Bumping buses

Bumping buses

I recently experienced a close encounter with a Metrobus – so close, in fact, that the rear panels of my trusty Suzuki Swift were almost completely demolished. Personal transport woes aside, however, as we gear up for the 2010 FIFA World Cup the spotlight continues to fall on public transport. While improvements to the network are to be applauded, can we afford to pay the price of fleets of buses and coaches manned largely by undisciplined drivers, asks NADINE VON MOLTKE?

In South Africa, 2009 was undoubtedly the year of the bus. While many manufacturing industries were hard-hit by the world economic downturn, demand for bus bodies and chassis soared. One reason for this was the introduction of Bus Rapid Transit (BRT) in the country’s major cities. Another was the need to increase the size of luxury and semi-luxury coach fleets in readiness for the FIFA World Cup.

Unfortunately, however, ongoing concerns about poor bus maintenance and inadequate driver training have tended to put a damper on all this excitement. So has the sobering issue of attempts by taxi associations to hijack BRT.

The problem is that bus drivers often drive as dangerously as minibus taxi drivers. Let’s take my relatively minor bumper-bashing as an example. There is absolutely no doubt that the bus driver in question simply did not see me. In those few moments before the accident, I did not exist in the driver’s immediate reality; this despite the fact that I was hooting furiously, mute with horror as the bus inched its massive bulk into my precious car.

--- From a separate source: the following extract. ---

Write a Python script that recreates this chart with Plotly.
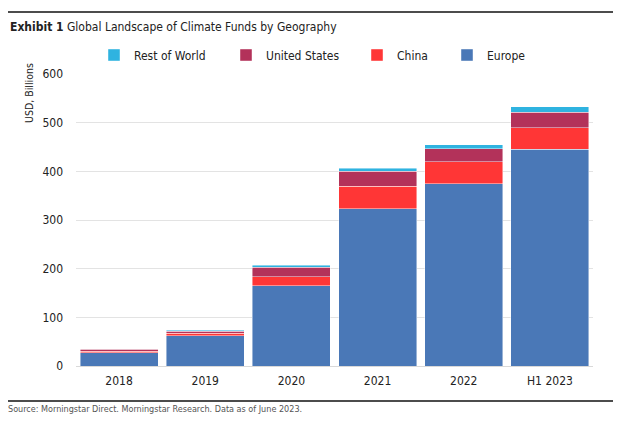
import plotly.graph_objects as go

categories = ["2018", "2019", "2020", "2021", "2022", "H1 2023"]
europe = [27, 62, 165, 323, 374, 445]
china = [3, 5.5, 18, 46, 46, 45]
united_states = [4, 4, 20, 31, 26, 31]
rest_of_world = [1, 1.5, 4.5, 6, 9, 12]

series = [
    ("Europe", europe, "#4a78b7"),
    ("China", china, "#ff3636"),
    ("United States", united_states, "#b3325a"),
    ("Rest of World", rest_of_world, "#2fb3e0"),
]

# page has an 8px body margin; work in page pixels and convert
OFF = 8
W, H = 623 - OFF, 421 - OFF
L, R, T, B = 76 - OFF, 593 - OFF, 74 - OFF, 366 - OFF
pw, ph = R - L, B - T


def px(x):
    return (x - OFF - L) / pw


def py(y):
    return (B - (y - OFF)) / ph


FONT = "DejaVu Sans Condensed, Liberation Sans Narrow, Roboto, sans-serif"

# page x of each legend box's left edge
legend_x = {"Rest of World": 94, "United States": 226, "China": 357, "Europe": 447}
legend_names = {"Europe": "legend4", "China": "legend3",
                "United States": "legend2", "Rest of World": "legend"}

fig = go.Figure()
for name, vals, color in series:
    fig.add_trace(go.Bar(
        x=categories, y=vals, name=name,
        marker=dict(color=color, line=dict(color="rgba(255,255,255,0.55)", width=0.8)),
        legend=legend_names[name],
    ))

legend_common = dict(orientation="h", xanchor="left", yanchor="middle",
                     font=dict(family=FONT, size=12, color="#222"),
                     bgcolor="rgba(0,0,0,0)", itemwidth=30)
layout_legends = {}
for name, key in legend_names.items():
    layout_legends[key] = dict(legend_common, x=px(legend_x[name]), y=py(55))

fig.update_layout(
    width=W, height=H,
    margin=dict(l=L, r=W - R, t=T, b=H - B),
    paper_bgcolor="white", plot_bgcolor="white",
    barmode="stack", bargap=0.095,
    font=dict(family=FONT, size=12, color="#222"),
    showlegend=True,
    xaxis=dict(showline=True, linecolor="#d9d9d9", linewidth=1, ticks="",
               ticklabelstandoff=4,
               tickfont=dict(family=FONT, size=12, color="#222")),
    yaxis=dict(range=[0, 600], dtick=100, showgrid=True, gridcolor="#e3e3e3",
               gridwidth=1, zeroline=False, ticks="", ticklabelstandoff=12,
               tickfont=dict(family=FONT, size=12, color="#222")),
    **layout_legends,
)

fig.add_annotation(
    xref="paper", yref="paper", x=px(8), y=py(27), xanchor="left", yanchor="middle",
    text="<b>Exhibit 1</b> Global Landscape of Climate Funds by Geography",
    showarrow=False, font=dict(family=FONT, size=12, color="#222"),
)
fig.add_annotation(
    xref="paper", yref="paper", x=px(29), y=py(61), xanchor="center", yanchor="top",
    text="USD, Billions", textangle=-90,
    showarrow=False, font=dict(family=FONT, size=10.5, color="#222"),
)
fig.add_annotation(
    xref="paper", yref="paper", x=px(6), y=py(409), xanchor="left", yanchor="middle",
    text="Source: Morningstar Direct. Morningstar Research. Data as of June 2023.",
    showarrow=False, font=dict(family=FONT, size=9, color="#555"),
)
for yy in (12, 401):
    fig.add_shape(type="line", xref="paper", yref="paper",
                  x0=px(8), x1=px(613), y0=py(yy), y1=py(yy),
                  line=dict(color="#111", width=1.3))

fig.write_html("out.html")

It was a surreal experience.

I suspect that neither I nor the bus driver understands quite how our too-close-for-comfort encounter happened. For my part, while waiting at a single-lane slipway for the oncoming traffic to cease so I could proceed, a bus pulling up behind me should have been no cause for concern. But when the bus driver began to edge the enormous vehicle next to my car instead of behind it, I did begin to feel a little uncomfortable. Something about the manoeuvre smacked of minibus-taxi-like driver etiquette, which I suppose is why I kept glancing at the bus warily out of the corner of my eye. Somehow, I half-expected its intrepid driver to try overtake me on the right while we both exited the slipway to the left.

It was because I was already watching the bus that I noticed it inching impatiently forward while waiting for the traffic lights to change and the oncoming vehicles to stop. Naturally, I immediately starting hooting. I was still hooting as I watched the bus drive into my car.

Metrobus has been very cooperative in helping me report the accident to its brokers. Apparently I can expect 100% recovery for my insurance provider. No one was hurt (the encounter occurred at less-than-walking pace, after all) and I suppose I have to admit that besides the inconvenience it could all have been a lot worse.

The trouble is, I’ve always believed that bus drivers should be better than other drivers on the road. After all, these are men and women to whom hundreds of thousands of ordinary South Africans entrust their lives on a daily basis. Surely they should be above squashing little cars?

What if BRT drivers behave the same way? Part of the solution to the problem of local, irregulated public transport is the strict controls offered by the BRT system. Taxi owners and drivers are notorious for poor vehicle maintenance and dangerous driving practices but it is expected that once they join BRT, their wayward habits will be curbed. Is this a realistic expectation?

If BRT in particular and the bus network in general are to provide safe, reliable public transport, the authorities concerned need to ensure that the service is tightly regulated and that its drivers operate according to strict guidelines. Based on recent bus statistics – from the continuous impounding of Roadlink buses to the almost kamikaze-like attitude of many bus drivers on the road – I can’t help wondering: are the so-called regulated bus operators and drivers really any better than taxis, and what is to become of our new public transport system if they are not?